__Available data__:
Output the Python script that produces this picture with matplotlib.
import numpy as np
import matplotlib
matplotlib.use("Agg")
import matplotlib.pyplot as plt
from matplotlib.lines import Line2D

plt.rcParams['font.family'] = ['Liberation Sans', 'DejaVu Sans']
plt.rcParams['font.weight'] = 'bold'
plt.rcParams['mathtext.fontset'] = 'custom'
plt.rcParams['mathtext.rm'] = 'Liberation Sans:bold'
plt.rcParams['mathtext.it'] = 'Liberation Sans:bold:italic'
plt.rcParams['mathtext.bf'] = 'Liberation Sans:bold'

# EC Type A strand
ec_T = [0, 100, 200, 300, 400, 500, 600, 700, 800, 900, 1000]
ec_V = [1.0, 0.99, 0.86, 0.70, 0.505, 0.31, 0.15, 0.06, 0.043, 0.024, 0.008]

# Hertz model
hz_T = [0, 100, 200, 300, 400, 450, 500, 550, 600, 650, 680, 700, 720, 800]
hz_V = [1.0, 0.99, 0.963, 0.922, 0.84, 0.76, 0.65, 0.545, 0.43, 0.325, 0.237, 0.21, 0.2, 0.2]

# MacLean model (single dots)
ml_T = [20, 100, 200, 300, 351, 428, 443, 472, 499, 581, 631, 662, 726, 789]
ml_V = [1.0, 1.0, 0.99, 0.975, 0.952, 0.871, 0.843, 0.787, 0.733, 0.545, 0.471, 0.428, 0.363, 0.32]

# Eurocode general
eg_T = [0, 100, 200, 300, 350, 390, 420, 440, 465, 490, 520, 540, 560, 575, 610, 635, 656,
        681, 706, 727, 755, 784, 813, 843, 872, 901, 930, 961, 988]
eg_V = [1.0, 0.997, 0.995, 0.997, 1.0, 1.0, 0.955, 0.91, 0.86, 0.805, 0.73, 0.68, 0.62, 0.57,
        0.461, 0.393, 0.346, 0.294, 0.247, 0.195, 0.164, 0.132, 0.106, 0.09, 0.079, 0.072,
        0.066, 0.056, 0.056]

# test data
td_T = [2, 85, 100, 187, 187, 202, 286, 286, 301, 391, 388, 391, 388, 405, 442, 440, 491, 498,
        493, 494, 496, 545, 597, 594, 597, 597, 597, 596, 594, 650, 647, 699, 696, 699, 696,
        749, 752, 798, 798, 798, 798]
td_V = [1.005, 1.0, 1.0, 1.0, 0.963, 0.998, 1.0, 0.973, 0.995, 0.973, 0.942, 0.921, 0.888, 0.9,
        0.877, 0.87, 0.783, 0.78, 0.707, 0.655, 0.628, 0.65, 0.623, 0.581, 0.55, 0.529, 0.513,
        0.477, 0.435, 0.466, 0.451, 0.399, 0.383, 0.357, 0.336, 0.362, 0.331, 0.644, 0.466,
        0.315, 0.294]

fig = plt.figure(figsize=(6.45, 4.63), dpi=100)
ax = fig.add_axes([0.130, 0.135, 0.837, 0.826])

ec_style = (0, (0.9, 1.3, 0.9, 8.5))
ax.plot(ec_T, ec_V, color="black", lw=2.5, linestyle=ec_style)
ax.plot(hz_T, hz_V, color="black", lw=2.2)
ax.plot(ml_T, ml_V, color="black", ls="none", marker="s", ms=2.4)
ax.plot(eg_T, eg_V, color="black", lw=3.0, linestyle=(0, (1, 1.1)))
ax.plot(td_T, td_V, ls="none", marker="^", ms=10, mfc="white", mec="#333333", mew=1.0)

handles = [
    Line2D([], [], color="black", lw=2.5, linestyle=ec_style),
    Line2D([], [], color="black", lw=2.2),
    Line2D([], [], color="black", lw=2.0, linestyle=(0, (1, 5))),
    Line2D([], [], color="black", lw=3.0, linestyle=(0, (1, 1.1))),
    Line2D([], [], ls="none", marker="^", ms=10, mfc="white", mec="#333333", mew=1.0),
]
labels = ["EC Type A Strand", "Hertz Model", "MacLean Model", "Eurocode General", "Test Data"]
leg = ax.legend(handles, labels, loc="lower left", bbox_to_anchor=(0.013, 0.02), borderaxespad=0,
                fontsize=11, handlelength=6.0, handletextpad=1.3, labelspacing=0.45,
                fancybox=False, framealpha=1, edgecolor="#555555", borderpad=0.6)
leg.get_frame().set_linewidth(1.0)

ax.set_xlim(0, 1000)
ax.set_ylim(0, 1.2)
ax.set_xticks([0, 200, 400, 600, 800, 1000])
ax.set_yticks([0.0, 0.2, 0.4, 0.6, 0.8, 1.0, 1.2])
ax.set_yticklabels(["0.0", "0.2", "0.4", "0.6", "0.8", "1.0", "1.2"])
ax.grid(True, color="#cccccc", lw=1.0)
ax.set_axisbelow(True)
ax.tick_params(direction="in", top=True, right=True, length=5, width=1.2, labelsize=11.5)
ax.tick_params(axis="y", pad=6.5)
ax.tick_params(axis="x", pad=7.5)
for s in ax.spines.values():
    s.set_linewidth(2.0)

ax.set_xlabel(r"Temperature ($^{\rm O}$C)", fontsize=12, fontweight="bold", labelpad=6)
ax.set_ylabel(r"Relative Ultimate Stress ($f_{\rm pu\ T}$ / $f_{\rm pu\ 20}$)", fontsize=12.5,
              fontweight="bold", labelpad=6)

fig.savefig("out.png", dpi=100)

__Task description__:
Copy out only the lines running from the beginning of the data to the line with "from matplotlib.lines import Line2D", both ends included.

__Task answer__:
Output the Python script that produces this picture with matplotlib.
import numpy as np
import matplotlib
matplotlib.use("Agg")
import matplotlib.pyplot as plt
from matplotlib.lines import Line2D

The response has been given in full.